→ **TASK DETAILS**
Return the material exactly, first line through the line containing "(0,0) rectangle (1389,1425);", and nothing more. Pictures stay out.

→ **DATA LINES**
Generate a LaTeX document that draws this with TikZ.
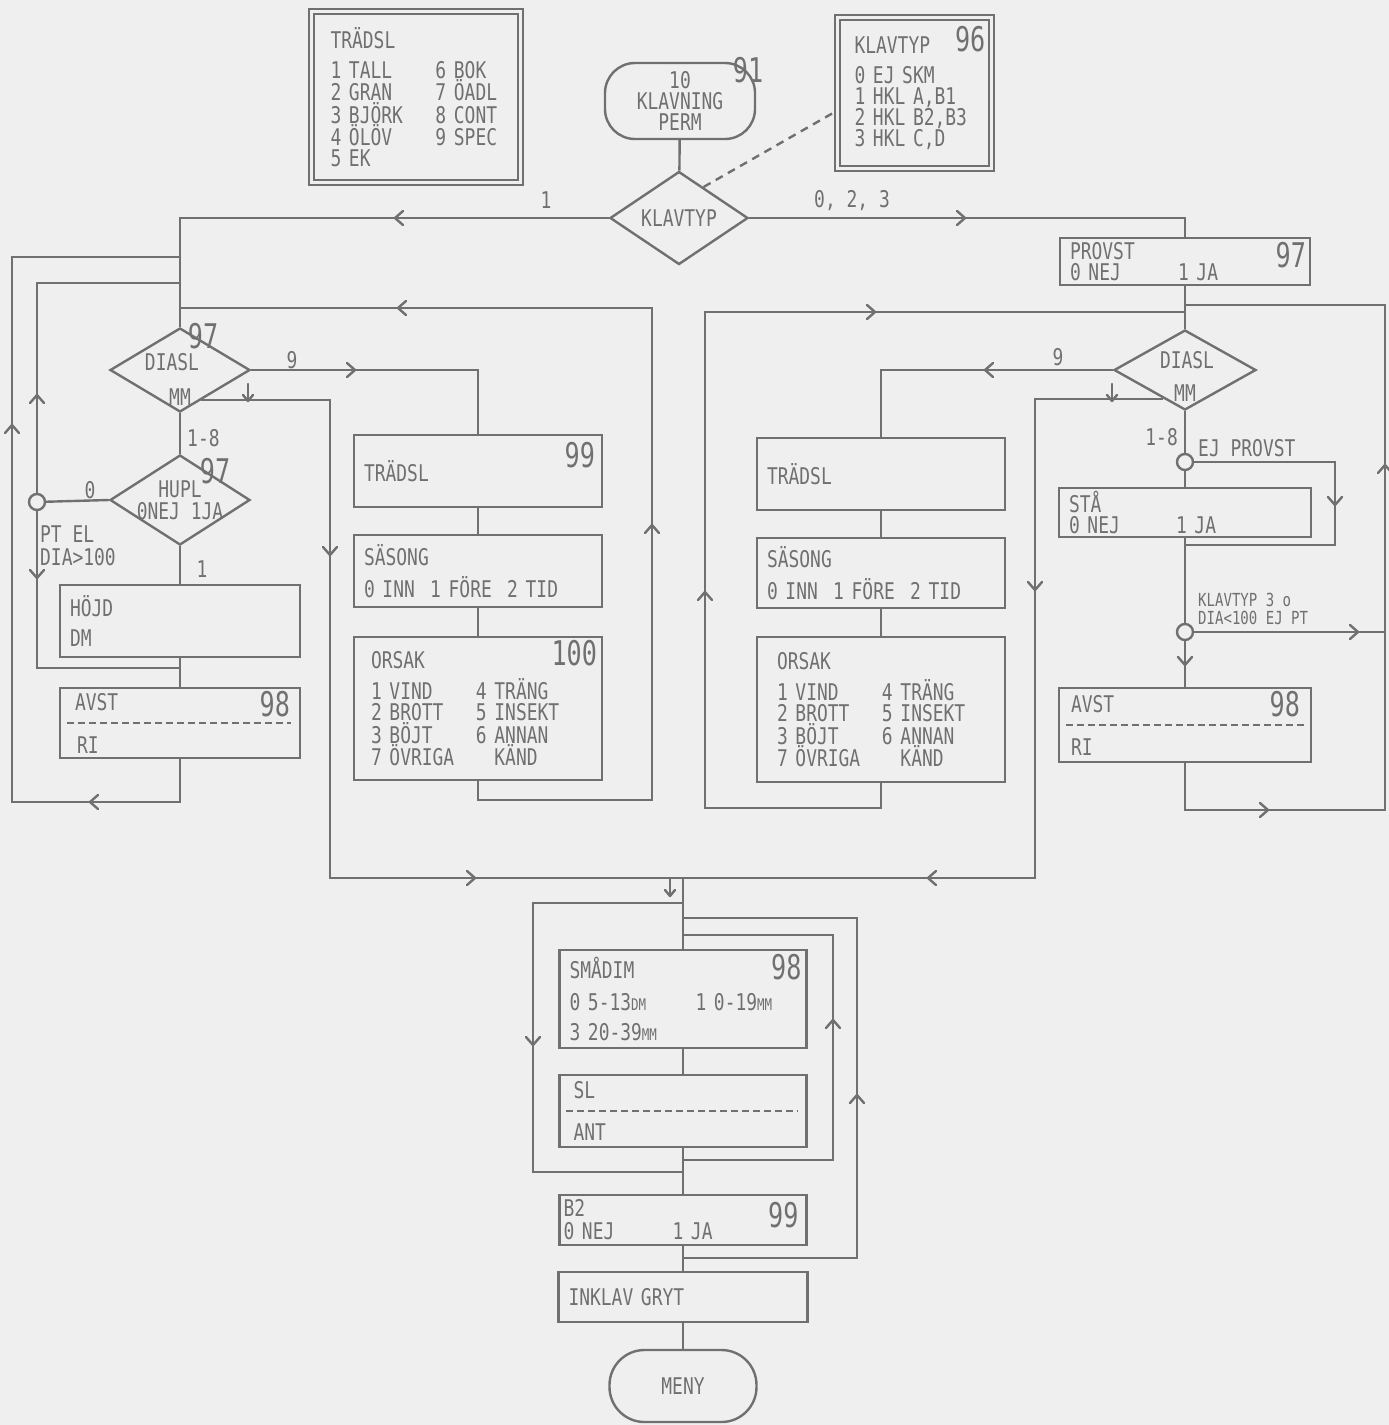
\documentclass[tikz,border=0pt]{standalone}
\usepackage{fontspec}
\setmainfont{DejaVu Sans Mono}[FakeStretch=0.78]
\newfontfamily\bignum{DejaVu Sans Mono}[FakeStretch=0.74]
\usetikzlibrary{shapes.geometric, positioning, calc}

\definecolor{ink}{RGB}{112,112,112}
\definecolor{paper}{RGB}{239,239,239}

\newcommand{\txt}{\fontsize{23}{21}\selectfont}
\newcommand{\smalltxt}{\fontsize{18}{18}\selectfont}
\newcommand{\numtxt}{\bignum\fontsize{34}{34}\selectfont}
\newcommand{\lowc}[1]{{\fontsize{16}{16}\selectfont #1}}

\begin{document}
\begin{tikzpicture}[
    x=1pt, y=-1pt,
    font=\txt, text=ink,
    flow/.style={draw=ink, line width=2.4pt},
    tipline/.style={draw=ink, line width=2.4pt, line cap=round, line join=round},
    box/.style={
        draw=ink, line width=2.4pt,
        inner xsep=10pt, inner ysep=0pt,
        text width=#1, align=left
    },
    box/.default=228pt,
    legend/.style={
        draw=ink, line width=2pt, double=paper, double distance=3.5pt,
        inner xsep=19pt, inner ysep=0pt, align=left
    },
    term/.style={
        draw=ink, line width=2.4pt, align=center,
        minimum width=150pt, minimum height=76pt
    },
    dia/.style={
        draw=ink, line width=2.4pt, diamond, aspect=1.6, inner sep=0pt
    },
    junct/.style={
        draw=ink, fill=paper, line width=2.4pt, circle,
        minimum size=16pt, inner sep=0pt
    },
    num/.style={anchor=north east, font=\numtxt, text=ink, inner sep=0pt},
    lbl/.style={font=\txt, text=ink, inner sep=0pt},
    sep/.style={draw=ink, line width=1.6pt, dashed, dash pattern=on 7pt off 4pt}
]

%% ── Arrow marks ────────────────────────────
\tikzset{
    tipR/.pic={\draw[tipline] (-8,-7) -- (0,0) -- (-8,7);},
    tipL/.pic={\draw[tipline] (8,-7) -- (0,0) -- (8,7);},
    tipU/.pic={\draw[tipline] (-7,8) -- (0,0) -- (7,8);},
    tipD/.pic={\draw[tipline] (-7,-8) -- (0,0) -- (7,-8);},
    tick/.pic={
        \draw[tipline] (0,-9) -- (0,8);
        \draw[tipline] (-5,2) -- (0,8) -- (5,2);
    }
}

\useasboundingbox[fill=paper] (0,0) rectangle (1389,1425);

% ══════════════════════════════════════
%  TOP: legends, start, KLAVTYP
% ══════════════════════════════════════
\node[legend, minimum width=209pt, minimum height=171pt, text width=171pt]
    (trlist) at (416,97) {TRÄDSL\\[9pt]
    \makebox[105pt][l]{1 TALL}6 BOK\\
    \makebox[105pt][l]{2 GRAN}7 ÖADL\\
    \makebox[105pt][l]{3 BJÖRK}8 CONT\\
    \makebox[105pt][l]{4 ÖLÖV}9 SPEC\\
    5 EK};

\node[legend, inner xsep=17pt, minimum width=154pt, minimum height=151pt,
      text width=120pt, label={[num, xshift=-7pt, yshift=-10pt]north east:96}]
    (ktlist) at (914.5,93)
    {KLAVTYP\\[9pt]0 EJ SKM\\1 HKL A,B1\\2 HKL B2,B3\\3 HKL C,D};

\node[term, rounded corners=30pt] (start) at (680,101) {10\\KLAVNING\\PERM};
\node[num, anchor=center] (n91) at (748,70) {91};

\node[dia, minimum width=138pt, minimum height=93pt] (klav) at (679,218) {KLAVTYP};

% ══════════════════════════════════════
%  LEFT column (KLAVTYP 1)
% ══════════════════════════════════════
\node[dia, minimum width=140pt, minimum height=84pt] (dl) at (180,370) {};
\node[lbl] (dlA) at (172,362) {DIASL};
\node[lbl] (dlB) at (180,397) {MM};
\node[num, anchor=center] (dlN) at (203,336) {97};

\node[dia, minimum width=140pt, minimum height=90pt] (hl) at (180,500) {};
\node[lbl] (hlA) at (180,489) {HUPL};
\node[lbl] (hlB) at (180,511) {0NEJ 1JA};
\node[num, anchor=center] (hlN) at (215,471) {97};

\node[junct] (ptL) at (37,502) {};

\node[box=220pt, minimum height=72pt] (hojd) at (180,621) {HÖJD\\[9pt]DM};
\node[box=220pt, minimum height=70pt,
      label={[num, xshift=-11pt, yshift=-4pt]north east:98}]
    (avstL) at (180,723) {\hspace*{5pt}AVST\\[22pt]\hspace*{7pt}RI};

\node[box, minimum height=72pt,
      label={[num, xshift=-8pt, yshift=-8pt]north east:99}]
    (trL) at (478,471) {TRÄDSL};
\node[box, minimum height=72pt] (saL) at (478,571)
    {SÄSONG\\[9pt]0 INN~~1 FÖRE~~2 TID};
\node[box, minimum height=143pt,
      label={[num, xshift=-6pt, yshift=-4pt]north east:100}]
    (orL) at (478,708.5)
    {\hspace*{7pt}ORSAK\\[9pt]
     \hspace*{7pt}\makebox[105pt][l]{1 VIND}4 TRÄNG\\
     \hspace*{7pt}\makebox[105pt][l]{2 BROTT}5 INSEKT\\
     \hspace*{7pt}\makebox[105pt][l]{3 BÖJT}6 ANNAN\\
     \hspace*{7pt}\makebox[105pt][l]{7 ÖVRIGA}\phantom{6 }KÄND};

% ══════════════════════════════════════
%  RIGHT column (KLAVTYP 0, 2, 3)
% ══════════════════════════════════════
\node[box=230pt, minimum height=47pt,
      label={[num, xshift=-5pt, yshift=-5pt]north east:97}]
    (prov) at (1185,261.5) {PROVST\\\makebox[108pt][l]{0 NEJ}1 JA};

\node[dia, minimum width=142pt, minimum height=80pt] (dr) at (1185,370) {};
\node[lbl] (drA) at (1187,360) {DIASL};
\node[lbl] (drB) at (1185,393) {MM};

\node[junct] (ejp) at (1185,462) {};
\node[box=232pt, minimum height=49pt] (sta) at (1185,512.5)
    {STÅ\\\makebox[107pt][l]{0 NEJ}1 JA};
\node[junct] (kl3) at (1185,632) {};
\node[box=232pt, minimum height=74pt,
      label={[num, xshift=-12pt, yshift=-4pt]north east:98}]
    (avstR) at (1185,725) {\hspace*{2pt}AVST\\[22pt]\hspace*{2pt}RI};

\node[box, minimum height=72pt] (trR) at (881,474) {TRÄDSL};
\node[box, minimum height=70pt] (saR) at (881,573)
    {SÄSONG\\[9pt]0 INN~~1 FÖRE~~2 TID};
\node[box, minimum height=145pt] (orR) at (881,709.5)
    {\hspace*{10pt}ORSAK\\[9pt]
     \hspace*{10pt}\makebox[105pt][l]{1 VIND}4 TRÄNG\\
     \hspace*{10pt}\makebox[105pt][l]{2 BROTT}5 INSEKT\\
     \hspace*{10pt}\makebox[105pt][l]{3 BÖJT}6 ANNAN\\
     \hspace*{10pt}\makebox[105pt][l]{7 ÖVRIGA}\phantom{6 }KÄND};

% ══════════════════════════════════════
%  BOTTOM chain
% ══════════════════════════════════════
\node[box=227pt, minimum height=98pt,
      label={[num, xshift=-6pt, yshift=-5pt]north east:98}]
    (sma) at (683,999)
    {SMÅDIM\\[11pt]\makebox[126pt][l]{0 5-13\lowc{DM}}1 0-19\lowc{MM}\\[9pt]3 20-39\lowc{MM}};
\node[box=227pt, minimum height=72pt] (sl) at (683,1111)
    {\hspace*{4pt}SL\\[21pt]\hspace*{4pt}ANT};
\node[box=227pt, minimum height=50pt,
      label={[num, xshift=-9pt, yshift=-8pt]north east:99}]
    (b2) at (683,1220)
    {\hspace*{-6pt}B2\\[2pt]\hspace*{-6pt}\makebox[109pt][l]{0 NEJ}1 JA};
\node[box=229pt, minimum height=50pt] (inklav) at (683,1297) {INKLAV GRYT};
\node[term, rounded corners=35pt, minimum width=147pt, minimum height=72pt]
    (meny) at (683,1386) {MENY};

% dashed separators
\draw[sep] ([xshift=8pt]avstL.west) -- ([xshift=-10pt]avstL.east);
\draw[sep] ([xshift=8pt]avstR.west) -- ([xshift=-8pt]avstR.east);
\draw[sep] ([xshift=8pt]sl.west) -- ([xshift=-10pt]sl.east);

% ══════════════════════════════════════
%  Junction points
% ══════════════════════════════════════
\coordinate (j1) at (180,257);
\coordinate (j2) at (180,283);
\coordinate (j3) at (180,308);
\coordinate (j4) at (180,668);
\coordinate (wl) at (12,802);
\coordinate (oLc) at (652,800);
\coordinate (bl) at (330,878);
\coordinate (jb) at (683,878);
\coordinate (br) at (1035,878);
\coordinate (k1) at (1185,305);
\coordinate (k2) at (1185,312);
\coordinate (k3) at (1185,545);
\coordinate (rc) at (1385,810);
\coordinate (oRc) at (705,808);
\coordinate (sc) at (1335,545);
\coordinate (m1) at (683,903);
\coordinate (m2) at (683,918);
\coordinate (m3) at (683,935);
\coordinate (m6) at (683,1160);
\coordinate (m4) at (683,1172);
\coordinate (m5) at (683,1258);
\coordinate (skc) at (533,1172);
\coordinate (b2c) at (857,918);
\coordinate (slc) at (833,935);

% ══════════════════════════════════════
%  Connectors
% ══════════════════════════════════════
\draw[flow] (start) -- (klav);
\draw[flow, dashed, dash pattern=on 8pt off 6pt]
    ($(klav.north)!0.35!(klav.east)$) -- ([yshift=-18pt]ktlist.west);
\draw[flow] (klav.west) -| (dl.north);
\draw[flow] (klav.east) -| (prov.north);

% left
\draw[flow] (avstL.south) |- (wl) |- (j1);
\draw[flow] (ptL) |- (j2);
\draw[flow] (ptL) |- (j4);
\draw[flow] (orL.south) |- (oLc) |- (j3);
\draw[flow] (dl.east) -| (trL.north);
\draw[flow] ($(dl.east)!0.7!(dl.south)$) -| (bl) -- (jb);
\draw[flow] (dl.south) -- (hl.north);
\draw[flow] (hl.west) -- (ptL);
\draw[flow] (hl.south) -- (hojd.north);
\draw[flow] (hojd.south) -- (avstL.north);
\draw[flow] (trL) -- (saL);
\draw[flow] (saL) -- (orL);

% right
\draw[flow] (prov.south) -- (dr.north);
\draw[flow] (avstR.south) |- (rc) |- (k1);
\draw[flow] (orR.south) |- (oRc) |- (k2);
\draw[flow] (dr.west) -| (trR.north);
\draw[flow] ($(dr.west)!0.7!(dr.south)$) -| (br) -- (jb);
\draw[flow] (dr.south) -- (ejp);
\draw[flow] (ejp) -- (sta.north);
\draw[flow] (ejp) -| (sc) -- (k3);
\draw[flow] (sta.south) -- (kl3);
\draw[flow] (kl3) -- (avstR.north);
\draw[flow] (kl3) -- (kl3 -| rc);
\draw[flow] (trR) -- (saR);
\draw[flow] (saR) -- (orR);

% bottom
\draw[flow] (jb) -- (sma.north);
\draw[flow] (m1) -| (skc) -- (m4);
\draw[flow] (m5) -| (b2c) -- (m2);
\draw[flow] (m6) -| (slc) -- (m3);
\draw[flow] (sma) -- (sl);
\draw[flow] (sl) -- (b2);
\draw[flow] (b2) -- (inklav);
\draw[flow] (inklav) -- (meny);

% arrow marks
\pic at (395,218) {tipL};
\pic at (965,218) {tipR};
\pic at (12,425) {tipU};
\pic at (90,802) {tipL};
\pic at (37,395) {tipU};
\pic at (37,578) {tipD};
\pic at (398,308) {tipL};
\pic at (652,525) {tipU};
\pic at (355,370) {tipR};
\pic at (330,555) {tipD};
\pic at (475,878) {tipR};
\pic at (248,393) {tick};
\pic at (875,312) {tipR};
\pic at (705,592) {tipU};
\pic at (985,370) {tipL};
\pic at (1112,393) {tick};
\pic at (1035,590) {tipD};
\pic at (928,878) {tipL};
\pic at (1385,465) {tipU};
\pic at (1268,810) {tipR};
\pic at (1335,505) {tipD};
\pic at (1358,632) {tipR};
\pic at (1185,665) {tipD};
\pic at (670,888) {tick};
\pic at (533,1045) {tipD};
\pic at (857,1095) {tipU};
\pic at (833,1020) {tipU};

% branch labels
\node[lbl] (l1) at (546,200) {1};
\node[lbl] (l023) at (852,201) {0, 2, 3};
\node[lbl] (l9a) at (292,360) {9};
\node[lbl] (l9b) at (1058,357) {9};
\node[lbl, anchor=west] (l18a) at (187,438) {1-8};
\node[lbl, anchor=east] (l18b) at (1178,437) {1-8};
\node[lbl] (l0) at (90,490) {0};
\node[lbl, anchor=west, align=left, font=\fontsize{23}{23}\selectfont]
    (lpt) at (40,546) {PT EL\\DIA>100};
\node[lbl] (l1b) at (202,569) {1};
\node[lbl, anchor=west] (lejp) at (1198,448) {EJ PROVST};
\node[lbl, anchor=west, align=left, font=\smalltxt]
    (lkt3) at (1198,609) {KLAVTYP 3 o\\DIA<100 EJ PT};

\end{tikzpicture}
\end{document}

→ **CORRECT ANSWER**
Generate a LaTeX document that draws this with TikZ.
\documentclass[tikz,border=0pt]{standalone}
\usepackage{fontspec}
\setmainfont{DejaVu Sans Mono}[FakeStretch=0.78]
\newfontfamily\bignum{DejaVu Sans Mono}[FakeStretch=0.74]
\usetikzlibrary{shapes.geometric, positioning, calc}

\definecolor{ink}{RGB}{112,112,112}
\definecolor{paper}{RGB}{239,239,239}

\newcommand{\txt}{\fontsize{23}{21}\selectfont}
\newcommand{\smalltxt}{\fontsize{18}{18}\selectfont}
\newcommand{\numtxt}{\bignum\fontsize{34}{34}\selectfont}
\newcommand{\lowc}[1]{{\fontsize{16}{16}\selectfont #1}}

\begin{document}
\begin{tikzpicture}[
    x=1pt, y=-1pt,
    font=\txt, text=ink,
    flow/.style={draw=ink, line width=2.4pt},
    tipline/.style={draw=ink, line width=2.4pt, line cap=round, line join=round},
    box/.style={
        draw=ink, line width=2.4pt,
        inner xsep=10pt, inner ysep=0pt,
        text width=#1, align=left
    },
    box/.default=228pt,
    legend/.style={
        draw=ink, line width=2pt, double=paper, double distance=3.5pt,
        inner xsep=19pt, inner ysep=0pt, align=left
    },
    term/.style={
        draw=ink, line width=2.4pt, align=center,
        minimum width=150pt, minimum height=76pt
    },
    dia/.style={
        draw=ink, line width=2.4pt, diamond, aspect=1.6, inner sep=0pt
    },
    junct/.style={
        draw=ink, fill=paper, line width=2.4pt, circle,
        minimum size=16pt, inner sep=0pt
    },
    num/.style={anchor=north east, font=\numtxt, text=ink, inner sep=0pt},
    lbl/.style={font=\txt, text=ink, inner sep=0pt},
    sep/.style={draw=ink, line width=1.6pt, dashed, dash pattern=on 7pt off 4pt}
]

%% ── Arrow marks ────────────────────────────
\tikzset{
    tipR/.pic={\draw[tipline] (-8,-7) -- (0,0) -- (-8,7);},
    tipL/.pic={\draw[tipline] (8,-7) -- (0,0) -- (8,7);},
    tipU/.pic={\draw[tipline] (-7,8) -- (0,0) -- (7,8);},
    tipD/.pic={\draw[tipline] (-7,-8) -- (0,0) -- (7,-8);},
    tick/.pic={
        \draw[tipline] (0,-9) -- (0,8);
        \draw[tipline] (-5,2) -- (0,8) -- (5,2);
    }
}

\useasboundingbox[fill=paper] (0,0) rectangle (1389,1425);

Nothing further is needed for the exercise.